No elected official dare say it. The business community will not speak out. But here it is: Neighborhood councils are a great idea in theory but bad in execution because they have become the tool of obstructionists who oppose almost any kind of development. And now, according to some recent published reports, they are pushing to get the City Council’s traditional power to make decisions in land use. If members of the business community sit by quietly, they are going to pay a terrible price.

When neighborhood councils were proposed as part of city charter reform nearly 10 years ago, I wrote and lobbied the two charter reform committees that neighborhood councils wouldn’t work, even though the concept sounded wonderful in theory. I quickly realized that there were powerful members of at least one committee who would derail the entire concept of charter reform if neighborhood councils were not included in the new charter. As charter reform was critical, I accepted the inevitable.

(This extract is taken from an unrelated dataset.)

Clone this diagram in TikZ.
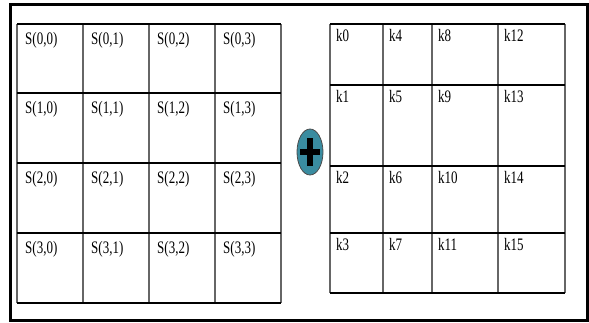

In theory, the membership of each neighborhood council was to be a balanced group representing all the stakeholders in the community homeowners, business people and others, such as religious organizations, community organizations and everyone else who lived or worked in the neighborhood council’s boundaries. However, they have very few representatives from business: Getting extremely busy business people to participate in civic affairs is next to impossible.


Abdication of power

So, in great part, many of the local problems the business community faces are of our own making. Too many have abdicated their power to a small group of neighborhood councils represented largely by homeowners who play the role of NIMBYs. These people do not represent the large number of constituents that they claim to represent. Most of their constituents belong to the silent majority. They are too busy making a living, running their businesses and raising their families to demand the things the NIMBYs are opposed to.

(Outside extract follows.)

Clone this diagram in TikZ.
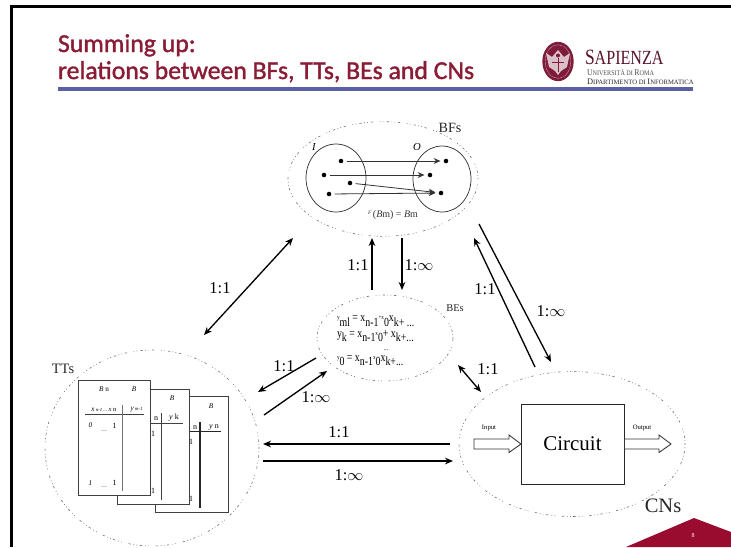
\documentclass[tikz,border=0pt]{standalone}
\usepackage{fontspec}
\setmainfont{Liberation Serif}
\newfontfamily\titlefont[FakeBold=1.4]{Carlito}
\usetikzlibrary{shapes.geometric,arrows.meta}
\definecolor{titlered}{HTML}{8A1C36}
\definecolor{sapred}{HTML}{9A0B30}
\definecolor{rulebl}{HTML}{5A60A4}
\definecolor{logored}{HTML}{7E1B3A}
\newcommand\fsz[1]{\fontsize{#1}{#1}\selectfont}
\newcommand\lo[1]{\raisebox{-3.4pt}{#1}}
\newcommand\sm[1]{\raisebox{1.2pt}{\fsz{4.5}#1}}
\newcommand\eqline[1]{\scalebox{0.86}[1.08]{#1}}
\tikzset{
  every node/.style={inner sep=0pt,outer sep=0pt},
  lbl/.style={font=\fsz{12.4}},
  dotell/.style={ellipse,draw=black!55,line width=0.45pt,dash pattern=on 0.6pt off 1.7pt on 0.6pt off 1.7pt on 1.8pt off 2.4pt on 0.6pt off 1.7pt on 0.6pt off 5pt on 1.8pt off 2pt},
  set/.style={ellipse,draw=black!80,line width=0.55pt},
  pt/.style={circle,fill=black,minimum size=3.4pt},
  maparrow/.style={-{Stealth[length=5pt,width=4.4pt]},line width=0.6pt,black!80},
  conn/.style={-{Stealth[length=6pt,width=5pt]},line width=1pt},
  conn2/.style={{Stealth[length=6pt,width=5pt]}-{Stealth[length=6pt,width=5pt]},line width=1pt},
  sheet/.style={rectangle,draw=black!75,fill=white,line width=0.6pt,anchor=north west},
  tt/.style={font=\fsz{5.4}\itshape},
  ttn/.style={font=\fsz{6}},
  eq/.style={font=\fsz{8.6},anchor=base west},
  blockarrow/.style={draw=black!80,fill=white,line width=0.65pt,line join=miter},
}
\begin{document}
\begin{tikzpicture}[x=0.75pt,y=-0.75pt]
\useasboundingbox (0,0) rectangle (731,547);
% frame
\draw[line width=1.6pt] (11.5,547) -- (11.5,6.5) -- (731,6.5);
% title
\node[anchor=base west,text=titlered,font=\titlefont\fsz{19.3}] (t1) at (58,52) {Summing up:};
\node[anchor=base west,text=titlered,font=\titlefont\fsz{19.3}] (t2) at (58,79) {relations between BFs, TTs, BEs and CNs};
\fill[rulebl] (58,87) rectangle (693,91);
% logo
\node[ellipse,fill=logored,minimum width=23.5pt,minimum height=29.5pt] (logo) at (558,61.5) {};
\draw[white!70!logored,line width=0.35pt,dash pattern=on 0.6pt off 0.5pt] (558,61.5) ellipse (12.8 and 16.8);
\fill[white!72!logored] (558,50) -- (564,57) -- (570,53) -- (567,67) -- (561,71) -- (558,75) -- (555,71) -- (549,67) -- (546,53) -- (552,57) -- cycle;
\fill[logored] (558,55.5) circle (2);
\draw[logored,line width=0.5pt] (558,58) -- (558,72) (552,62) -- (564,62);
\node[anchor=base west,font=\fsz{12.6},text=logored!70!black] (sap) at (585,64.5) {\scalebox{1.04}[1.3]{S\fsz{11.6}APIENZA}};
\node[anchor=base west,font=\fsz{6.3},text=black!70] (univ) at (587,75) {\scalebox{0.92}[1.05]{U\fsz{5}NIVERSITÀ DI \fsz{6.3}R\fsz{5}OMA}};
\node[anchor=base west,font=\fsz{6.3},text=black!85] (dip) at (587,84.5) {D\fsz{5}IPARTIMENTO DI \fsz{6.3}I\fsz{5}NFORMATICA};
% BFs
\node[dotell,minimum width=142.5pt,minimum height=86pt] (bf) at (383,179) {};
\node[set,minimum width=45pt,minimum height=51pt] (setI) at (336,178) {};
\node[set,minimum width=43.5pt,minimum height=49.5pt] (setO) at (442,179) {};
\node[font=\fsz{8}\itshape] (labI) at (314,147) {I};
\node[font=\fsz{8}\itshape] (labO) at (417,147) {O};
\node[font=\fsz{10.6},text=black!85] (labBF) at (450,128) {BFs};
\node[pt] (i1) at (341,161) {}; \node[pt] (i2) at (324,175) {}; \node[pt] (i3) at (350,183) {}; \node[pt] (i4) at (329,194) {};
\node[pt] (o1) at (446,161) {}; \node[pt] (o2) at (430,175) {}; \node[pt] (o3) at (441,193) {};
\draw[maparrow,shorten <=2.5pt,shorten >=2.5pt] (i1) -- (o1);
\draw[maparrow,shorten <=2.5pt,shorten >=2.5pt] (i2) -- (o2);
\draw[maparrow,shorten <=2.5pt,shorten >=2.5pt] (i3) -- (o3);
\draw[maparrow,shorten <=2.5pt,shorten >=2.5pt] (i4) -- (o3);
\node[font=\fsz{7.5},text=black!80] (fm) at (393,215) {\raisebox{2pt}{\fsz{4}\itshape F}\,({\itshape B}m) = {\itshape B}m};
% BEs
\node[dotell,minimum width=102pt,minimum height=64.5pt] (be) at (385,338) {};
\node[font=\fsz{7.8},text=black!85] (labBE) at (455,308) {BEs};
\node[eq] (e1) at (337,321.5) {\eqline{\sm{y}\lo{ml} = x\lo{n-1}\sm{+x}\lo{0}x\lo{k+ ...}}};
\node[eq] (e2) at (337,337) {\eqline{y\lo{k} = x\lo{n-1}\sm{x}\lo{0}+ x\lo{k+...}}};
\node[font=\fsz{5}] (e3) at (386,350) {...};
\node[eq] (e4) at (337,361) {\eqline{\sm{y}\lo{0} = x\lo{n-1}\sm{x}\lo{0}x\lo{k+...}}};
% TTs
\node[dotell,minimum width=160.5pt,minimum height=147pt] (tte) at (152,448) {};
\node[font=\fsz{10.8},text=black!85] (labTT) at (63,369) {TTs};
% sheet 3
\node[sheet,minimum width=54.75pt,minimum height=87pt] (s3) at (155,396) {};
\node[tt] (s3b) at (211,406.5) {B};
\node[ttn] (s3n) at (195,428) {n};
\node[ttn] (s3y) at (214,427) {\textit{y} n};
\draw[line width=0.9pt,black!85] (189,431.5) -- (221,431.5) (200,422) -- (200,508);
\node[ttn] (s3o) at (191,442) {1};
\node[ttn] (s3p) at (191,499) {1};
\node[ttn] (s3d) at (182,504) {...};
% sheet 2
\node[sheet,minimum width=54pt,minimum height=86.5pt] (s2) at (117,389) {};
\node[tt] (s2b) at (172,398.5) {B};
\node[ttn] (s2n) at (156,418.5) {n};
\node[ttn] (s2y) at (174,417.5) {\textit{y} k};
\draw[line width=0.6pt,black!75] (150,423.5) -- (183,423.5) (161.5,413) -- (161.5,500);
\node[ttn] (s2o) at (153,434) {1};
\node[ttn] (s2p) at (153,491) {1};
\node[ttn] (s2d) at (142,496) {...};
% sheet 1
\node[sheet,minimum width=54pt,minimum height=86.5pt] (s1) at (78,380) {};
\node[tt] (s1b1) at (104,389.5) {B \upshape n};
\node[tt] (s1b2) at (134,389.5) {B};
\node[tt] (s1x) at (104,409.5) {x\,\fsz{3.6}n-1 ... \fsz{5}x \upshape n};
\node[tt] (s1y) at (136.5,409.5) {y\,\fsz{3.6}m-1};
\draw[line width=0.6pt,black!75] (85,414.5) -- (144,414.5);
\draw[line width=0.6pt,black!55] (122.5,405) -- (122.5,491);
\node[tt] (s1a) at (90.5,425.5) {0};
\node[ttn] (s1c) at (114.5,425.5) {1};
\node[ttn,text=black!60] (s1d) at (104,431) {...};
\node[tt] (s1e) at (90.5,483) {1};
\node[ttn] (s1f) at (114.5,483) {1};
\node[ttn,text=black!60] (s1g) at (104,487.5) {...};
% CNs
\node[dotell,minimum width=169.5pt,minimum height=108.75pt] (cn) at (572,444) {};
\node[rectangle,draw=black!85,line width=0.7pt,minimum width=77.25pt,minimum height=60pt,font=\fsz{15.7}] (circ) at (572.5,444) {Circuit};
\node[font=\fsz{5}] (inl) at (489,428) {Input};
\node[font=\fsz{5}] (outl) at (642,428) {Output};
\draw[blockarrow] (474,439) -- (509,439) -- (509,435) -- (521,444) -- (509,452.5) -- (509,449) -- (474,449) -- cycle;
\draw[blockarrow] (624.5,439) -- (659,439) -- (659,435) -- (671,444) -- (659,452.5) -- (659,449) -- (624.5,449) -- cycle;
\node[font=\fsz{15.4},text=black!85] (labCN) at (663,506) {CNs};
% named connector ends
\coordinate (bfSW) at (293,238); \coordinate (ttNE) at (204,335);
\coordinate (beN1) at (372,290); \coordinate (bfS1) at (372,238);
\coordinate (bfS2) at (402,238); \coordinate (beN2) at (402,290);
\coordinate (bfSE1) at (479,224); \coordinate (cnN1) at (551,362);
\coordinate (cnN2) at (535,367); \coordinate (bfSE2) at (474,238);
\coordinate (beW1) at (316,358); \coordinate (ttE1) at (258,392);
\coordinate (ttE2) at (264,415); \coordinate (beW2) at (327,371);
\coordinate (beSE) at (458,365); \coordinate (cnNW) at (481,392);
\coordinate (cnW1) at (450,444); \coordinate (ttE3) at (263,444);
\coordinate (ttE4) at (263,461); \coordinate (cnW2) at (453,461);
\draw[conn2] (bfSW) -- (ttNE);
\draw[conn] (beN1) -- (bfS1);
\draw[conn] (bfS2) -- (beN2);
\draw[conn] (bfSE1) -- (cnN1);
\draw[conn] (cnN2) -- (bfSE2);
\draw[conn] (beW1) -- (ttE1);
\draw[conn] (ttE2) -- (beW2);
\draw[conn2] (beSE) -- (cnNW);
\draw[conn] (cnW1) -- (ttE3);
\draw[conn] (ttE4) -- (cnW2);
% labels
\node[lbl] (l1) at (220,288) {1:1};
\node[lbl] (l2) at (358,265) {1:1};
\node[lbl] (l3) at (419,265) {1:$\infty$};
\node[lbl] (l4) at (485,289) {1:1};
\node[lbl] (l5) at (551,311) {1:$\infty$};
\node[lbl] (l6) at (284,366) {1:1};
\node[lbl] (l7) at (316,397) {1:$\infty$};
\node[lbl] (l8) at (488,369) {1:1};
\node[lbl] (l9) at (339,432) {1:1};
\node[lbl] (l10) at (349,475) {1:$\infty$};
% corner
\fill[sapred] (626,547) -- (694,518) -- (731,532) -- (731,547) -- cycle;
\node[font=\fsz{4.5},text=white] (pg) at (693,535.5) {8};
\end{tikzpicture}
\end{document}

When I went to the city charter reform hearings, whom did I find? Certainly the gadflies, who speak but have little to say; a few paid representatives of chambers (thank goodness they were there); and of course large numbers of NIMBYs. I was one of the few independent business people who came down to speak on behalf of reforms needed to keep the greater metropolitan Los Angeles Area the primary reason California is the fifth largest economy in the world (China being eighth, if you didn’t know, but growing rapidly). The committee members should have heard from all the small business people in the area, but they didn’t. So when you see things you don’t like, just look in the mirror for who is at fault. I know that is a harsh statement, but it is true.

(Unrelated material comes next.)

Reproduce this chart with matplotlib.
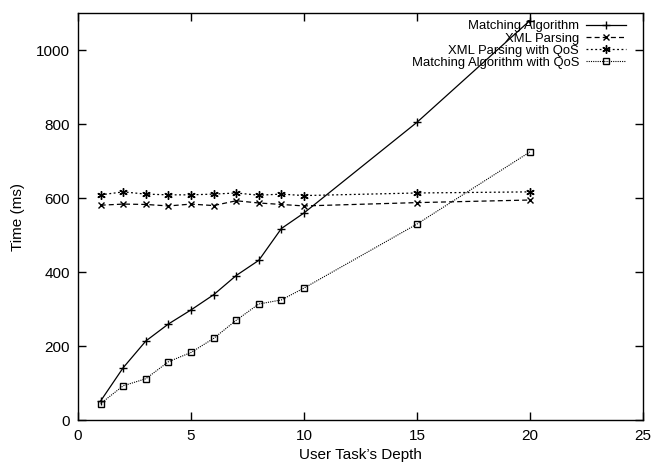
import matplotlib
matplotlib.use("Agg")
import matplotlib.pyplot as plt

plt.rcParams['font.family'] = ['Liberation Sans', 'DejaVu Sans']

depth = [1, 2, 3, 4, 5, 6, 7, 8, 9, 10, 15, 20]
matching = [52, 142, 214, 260, 298, 339, 391, 432, 518, 560, 805, 1080]
xml = [581, 584, 583, 579, 584, 580, 593, 587, 583, 579, 588, 595]
xml_qos = [609, 617, 611, 609, 609, 611, 614, 608, 611, 607, 614, 617]
matching_qos = [45, 93, 112, 158, 183, 221, 270, 314, 325, 357, 530, 725]

fig = plt.figure(figsize=(6.56, 4.70), dpi=100)
ax = fig.add_axes([0.119, 0.106, 0.861, 0.866])

lw = 0.9
ax.plot(depth, matching, color='black', linestyle='-', linewidth=lw,
        marker='+', markersize=6, markeredgewidth=1.0, label='Matching Algorithm')
ax.plot(depth, xml, color='black', linestyle=(0, (4, 2.5)), linewidth=lw,
        marker='x', markersize=5, markeredgewidth=1.0, label='XML Parsing')
ax.plot(depth, xml_qos, color='black', linestyle=(0, (1.5, 2)), linewidth=lw,
        marker=(6, 2, 0), markersize=6, markeredgewidth=1.0, label='XML Parsing with QoS')
ax.plot(depth, matching_qos, color='black', linestyle=(0, (1, 1)), linewidth=0.8,
        marker='s', markersize=5, markerfacecolor='none', markeredgewidth=1.0,
        label='Matching Algorithm with QoS')

ax.set_xlim(0, 25)
ax.set_ylim(0, 1100)
ax.set_xticks([0, 5, 10, 15, 20, 25])
ax.set_yticks([0, 200, 400, 600, 800, 1000])
ax.tick_params(direction='in', top=True, right=True, length=6, width=1.0,
               labelsize=11, pad=6)
for s in ax.spines.values():
    s.set_linewidth(1.0)

ax.set_xlabel("User Task’s Depth", fontsize=11, labelpad=4)
ax.set_ylabel("Time (ms)", fontsize=11, labelpad=8)

leg = ax.legend(loc='upper right', bbox_to_anchor=(0.977, 0.992),
                frameon=False, markerfirst=False,
                fontsize=9.4, handlelength=3.1, labelspacing=0.0,
                borderaxespad=0.0, handletextpad=0.5, borderpad=0.3)

fig.savefig('out.png', dpi=100)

How many of you have ever attended an Architectural Design Review Board in your neighborhood? I had occasion to attend several such sessions. Of course, there were multiple matters on the agenda, so my wife and I got to sit there and watch developers get clobbered by inane comments and design change orders. Not only that, but we learned that there are professionals who come to these sessions for the sole purpose of objecting. Then they go out of the room with the developer during a recess, and when they come back they withdraw their opposition. The developer makes a few concessions, and his project is approved.

At one session, a noted NIMBY pulled up a chair and sat behind the chairwoman and whispered in her ear all night long. There were no city officials there to object to this, and certainly no one else had the ear of the chairwoman. Under what authority does a private citizen get to do this? This is a perfect example of why things look good in theory but fail in execution.

There are 89 locally elected councils. I wonder how many of them are doing what the charter reform committee members thought they would do? A city commission recently stated that City Hall must redefine the relationship between these neighborhood councils and the City Council.

Should developers be allowed to develop whatever they want wherever they want? The answer is obviously no. But delegating authority to a handful of very loud NIMBYs is not the solution.

Although history suggests the contrary, I believe that businesspeople will realize how much it is costing them not to participate. I remain the optimist and believe they will make their individual voices heard.


Harold L. Katz is a partner in a CPA firm in Los Angeles and a citizen activist. He lives on the Westside.